Il suffit de transposer cet exemple aux différents 'sens' pour se rendre compte que la vision, l'ouïe, le goût, l'odorat, le toucher pourraient être affectés par le même type de robotisation. À celle-ci, il faut ajouter tous les effets complémentaires possibles d'une connexion planétaire en télécommunication électronique.

La marche vers le 'cyborg' (nom donné à cette hybridation d'humanité par tous les possibles additionnés du développement électronique) semble bien engagée à voir comment toute une génération de 'jeunes' ne peut plus vivre sans son écouteur à l'oreille (qu'il soit lié à un lecteur MP3 ou à un téléphone portable n'y change rien).

Perte ou gain en humanité?

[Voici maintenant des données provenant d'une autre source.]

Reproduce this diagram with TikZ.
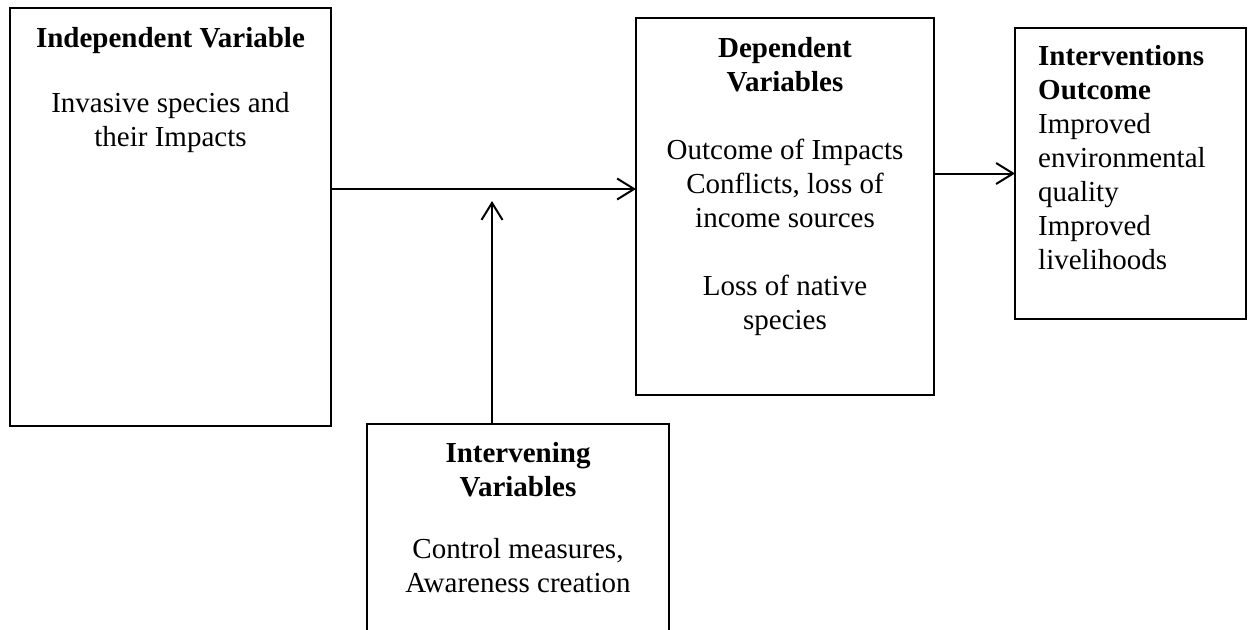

Comme en toute progression depuis l'homme de Neandertal, il y aura des pertes par atrophie ou destruction d'un organe faute d'utilisation ou par modification de fonction (cfr l'appendice ou le coccyx). Mais je suis personnellement optimiste sur cette nouvelle humanité de la 'noosphère' prophétisée par Teilhard de Chardin.

L'inconvénient est que, malgré la rapidité actuelle des mutations, la structure temporelle de développement d'une vie humaine conserve son rythme relativement lent (et court). En conséquence, on ne peut ressentir les évolutions, selon l'âge qu'on a, que comme des nuisances dues aux progrès de l'automatisation informatisée. C'est un phénomène que bien des époques avant la nôtre ont connu. Il faut donc accepter ce décalage, et tenter, autant que possible, de ne pas mourir analphabète de la nouvelle culture. On peut même tenter d'orienter certains choix; mais la marge d'action est, en fait, très réduite en ce domaine car ce sont d'énormes pressions sociales qui déterminent l'évolution et l'adoption, parfois imprévisible, de standards de telle ou telle technologie qui ne sont pas toujours les meilleurs ni les plus rationnels.

Mais on finira par mourir heureux de savoir que notre humanité peut encore progresser et se transformer pour être un jour vraiment à la hauteur de ses responsabilités originelles par rapport à notre planète et à toute la création… sans parler du Créateur lui-même!